Immer wieder wird darauf verwiesen, dass Friedrich II. in Preußen die Pressefreiheit eingeführt habe. Das allerdings stimmt so nicht. Zwar verkündete er sinngemäß:

"Die Gazetten dürfen nicht genieret werden. "

Aber das Verbot der Zensur bezog sich ausdrücklich nur auf die unpolitischen Teile der Zeitungen. Wenn es ein Schreiberling gewagt hätte, seine Majestät zu kritisieren, eines der neu erlassenen Gesetze oder Verfügungen und Verordnungen in Zweifel zu ziehen, hätte er sehr schnell zu spüren bekommen, dass sich in dieser Beziehung Preußen unter Friedrich II. von keinem anderen Land unterschied. Die "Langen Kerls" - das Lieblingsspielzeug seines Vaters - hatte er allerdings nach Hause geschickt und mehr Menschlichkeit von den Offizieren gefordert. Preußen schien einem goldenen Zeitalter entgegen zu gehen. Die Beliebtheit des neuen Königs kannte keine Grenzen. Im August jubelte ein ungenannter Verseschmied in der "Haude- und Spenersche Zeitung" euphorisch:

"Europa sieht auf dich, gekrönter Heldensohn,
es sieht: Ein Philosoph besteigt den Königs-Thron;
Ein Weiser, den kein Schein der falschen Staatskunst trieget.
Mein König!

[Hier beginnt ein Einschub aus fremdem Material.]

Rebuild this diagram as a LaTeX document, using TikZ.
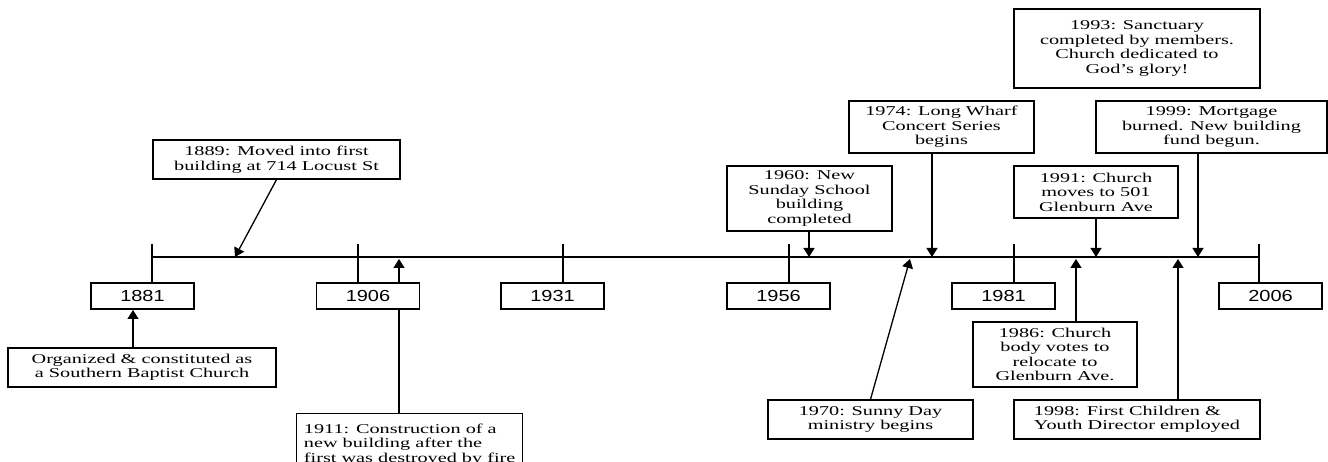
\documentclass[tikz,border=0pt]{standalone}
\usepackage{fontspec}
\setmainfont{Liberation Serif}[FakeStretch=1.5]
\newfontfamily\yearfont{Liberation Sans}[FakeStretch=1.25]
\usetikzlibrary{arrows.meta}
\pgfdeclarelayer{background}
\pgfsetlayers{background,main}
\begin{document}
\begin{tikzpicture}[x=1pt,y=-1pt,
  box/.style={draw, fill=white, line width=1.3pt, inner sep=0pt, align=center,
    font=\fontsize{13.5}{14.5}\selectfont},
  yearbox/.style={draw, fill=white, line width=1.3pt, inner sep=0pt,
    minimum width=103pt, minimum height=26pt, font=\yearfont\fontsize{16}{18}\selectfont},
  conn/.style={line width=1.3pt},
  arr/.style={line width=1.3pt, -{Triangle[width=11pt,length=9pt]}}]
\clip (0,0) rectangle (1328,462);

% year boxes
\node[yearbox] (y1881) at (142.5,296) {1881};
\node[yearbox] (y1906) at (368,296) {1906};
\node[yearbox] (y1931) at (552.5,296) {1931};
\node[yearbox] (y1956) at (778.5,296) {1956};
\node[yearbox] (y1981) at (1003.5,296) {1981};
\node[yearbox] (y2006) at (1270.5,296) {2006};

% event boxes
\node[box, minimum width=268pt, minimum height=39pt] (e1881) at (142,367.5)
  {Organized \& constituted as\\a Southern Baptist Church};
\node[box, minimum width=247pt, minimum height=39pt] (e1889) at (276.5,159.5)
  {1889: Moved into first\\building at 714 Locust St};
\node[box, align=left, minimum width=226pt, minimum height=62pt, anchor=north west] (e1911) at (296,413)
  {1911: Construction of a\\new building after the\\first was destroyed by fire};
\node[box, minimum width=165pt, minimum height=65pt] (e1960) at (809.5,198.5)
  {1960: New\\Sunday School\\building\\completed};
\node[box, minimum width=205pt, minimum height=39pt] (e1970) at (870.5,419.5)
  {1970: Sunny Day\\ministry begins};
\node[box, minimum width=185pt, minimum height=52pt] (e1974) at (941.5,127)
  {1974: Long Wharf\\Concert Series\\begins};
\node[box, minimum width=164pt, minimum height=65pt] (e1986) at (1055,354.5)
  {1986: Church\\body votes to\\relocate to\\Glenburn Ave.};
\node[box, minimum width=164pt, minimum height=52pt] (e1991) at (1096,192)
  {1991: Church\\moves to 501\\Glenburn Ave};
\node[box, minimum width=246pt, minimum height=79pt] (e1993) at (1137,48.5)
  {1993: Sanctuary\\completed by members.\\Church dedicated to\\God's glory!};
\node[box, align=left, minimum width=246pt, minimum height=39pt] (e1998) at (1137,419.5)
  {1998: First Children \&\\Youth Director employed};
\node[box, minimum width=231pt, minimum height=52pt] (e1999) at (1211.5,127)
  {1999: Mortgage\\burned.  New building\\fund begun.};

% coordinates on the timeline
\coordinate (L0) at (152,257);
\coordinate (L1) at (1259,257);
\coordinate (tk1) at (152,244);
\coordinate (tk2) at (358,244);
\coordinate (tk3) at (563,244);
\coordinate (tk4) at (789,244);
\coordinate (tk5) at (1014,244);
\coordinate (tk6) at (1259,244);
\coordinate (a1881) at (133,310);
\coordinate (a1889) at (235,257);
\coordinate (a1911) at (399,259);
\coordinate (a1960) at (809,257);
\coordinate (a1970) at (910,259);
\coordinate (a1974) at (932,257);
\coordinate (a1986) at (1076,259);
\coordinate (a1991) at (1096,257);
\coordinate (a1998) at (1178,259);
\coordinate (a1999) at (1198,257);

\begin{pgfonlayer}{background}
\fill[white] (0,0) rectangle (1328,462);
\draw[conn] (L0) -- (L1);
\foreach \t/\y in {tk1/y1881,tk2/y1906,tk3/y1931,tk4/y1956,tk5/y1981,tk6/y2006}
  \draw[conn] (\t) -- (\t |- \y.north);
\draw[arr] (a1881 |- e1881.north) -- (a1881);
\draw[arr] (e1889.south) -- (a1889);
\draw[arr] (a1911 |- e1911.north) -- (a1911);
\draw[arr] (a1960 |- e1960.south) -- (a1960);
\draw[arr] (e1970.north) -- (a1970);
\draw[arr] (a1974 |- e1974.south) -- (a1974);
\draw[arr] (a1986 |- e1986.north) -- (a1986);
\draw[arr] (a1991 |- e1991.south) -- (a1991);
\draw[arr] (a1998 |- e1998.north) -- (a1998);
\draw[arr] (a1999 |- e1999.south) -- (a1999);
\end{pgfonlayer}
\end{tikzpicture}
\end{document}
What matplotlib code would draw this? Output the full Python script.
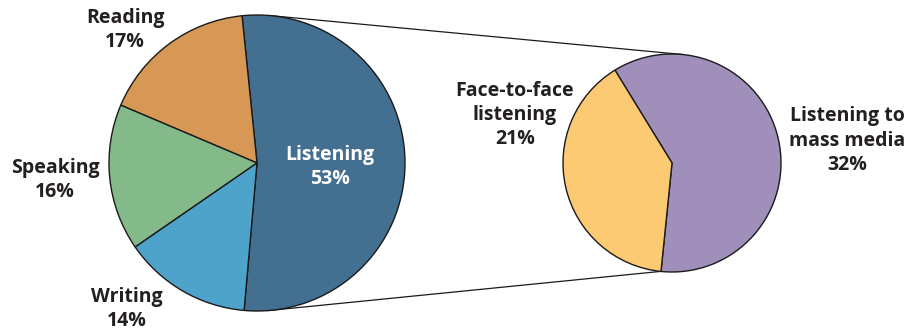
import numpy as np
import matplotlib.pyplot as plt

# main pie: share of communication time
main_labels = ['Listening', 'Reading', 'Speaking', 'Writing']
main_values = [53, 17, 16, 14]
main_colors = ['#436f90', '#d79755', '#84b98a', '#4ea3cb']

# breakdown of listening
sub_labels = ['Listening to\nmass media', 'Face-to-face\nlistening']
sub_values = [32, 21]
sub_colors = ['#a08ebb', '#fdca74']

plt.rcParams['font.family'] = ['Open Sans', 'DejaVu Sans']

fig = plt.figure(figsize=(9.09, 3.34), dpi=100)
ax = fig.add_axes([0, 0, 1, 1])

c1, r1 = (257, 171), 148
c2, r2 = (672, 171), 109
start1 = -95
start2 = -95.8

wp = dict(edgecolor='#1a1a1a', linewidth=1.0)
ax.pie(main_values, colors=main_colors, startangle=start1, counterclock=True,
       center=c1, radius=r1, wedgeprops=wp, frame=True)
ax.pie(sub_values, colors=sub_colors, startangle=start2, counterclock=True,
       center=c2, radius=r2, wedgeprops=wp, frame=True)
ax.set_xlim(0, 909)
ax.set_ylim(0, 334)
ax.set_aspect('equal')
ax.axis('off')

# connector lines between the two pies
def pt(c, r, a):
    return c[0] + r * np.cos(np.radians(a)), c[1] + r * np.sin(np.radians(a))

for a1, a2 in [(85, 84), (-85.8, -96)]:
    p1 = pt(c1, r1, a1)
    p2 = pt(c2, r2, a2)
    ax.plot([p1[0], p2[0]], [p1[1], p2[1]], color='#1a1a1a', lw=0.9, zorder=0)

fs = 14
tk = dict(ha='center', va='center', fontsize=fs, fontweight='bold',
          color='#231f20', linespacing=1.3)
ax.text(125, 304, 'Reading\n%d%%' % main_values[1], **tk)
ax.text(55, 154, 'Speaking\n%d%%' % main_values[2], **tk)
ax.text(127, 25, 'Writing\n%d%%' % main_values[3], **tk)
ax.text(330, 167, 'Listening\n%d%%' % main_values[0],
        **{**tk, 'color': 'white'})
ax.text(515, 219, '%s\n%d%%' % (sub_labels[1], sub_values[1]), **tk)
ax.text(847, 193, '%s\n%d%%' % (sub_labels[0], sub_values[0]), **tk)

plt.savefig('out.png', dpi=100)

Dieser Tag versiegelt unsre Ruh,
Der Stifter unsers Glücks, o Vater, der bist du! "

Kaum waren die Zeilen gelesen und vergessen, kam alles ganz anders. Plötzlich war Kaiser Karl VI. tot. Er hinterließ keinen männlichen Nachfolger, sondern nur eine Tochter, Maria Theresia. Friedrich II. erkannte die einmalige Chance zur territorialen Erweiterung Preußens. Er beschloss, unverzüglich zu handeln – und enttäuschte damit seine bisherigen Bewunderer. Scheinbar grundlos fragte er die Minister:

"Wenn man im Vorteil ist, soll man ihn nützen oder nicht? Ich bin bereit. Lasse ich ihn aus, so halte ich einen Trumpf in der Hand, den ich nicht auszuspielen verstehe. Im anderen Falle aber wird man sagen, dass ich die Überlegenheit gegenüber meinen Nachbarn geschickt wahrzunehmen verstand. "

Friedrich besaß, was der österreichischen Kaisertochter fehlte: Eine einsatzbereite Armee, acht Millionen Taler Bargeld im Schlosskeller und den Ehrgeiz, nicht mehr König in, sondern von Preußen sein: Dazu benötigte er unbedingt ganz Schlesien, das jedoch zum größten Teil den Wiener Habsburgern gehörte. Skrupellos entfesselte er einen Krieg gegen Maria Theresia und ließ preußische Truppen in Schlesien einmarschieren. Am Ende der militärischen Auseinandersetzungen mit Österreich wird der Hohenzoller nicht nur das begehrte Schlesien gewonnen haben und sich König von Preußen nennen, sondern auch als Friedrich der Große verehrt werden.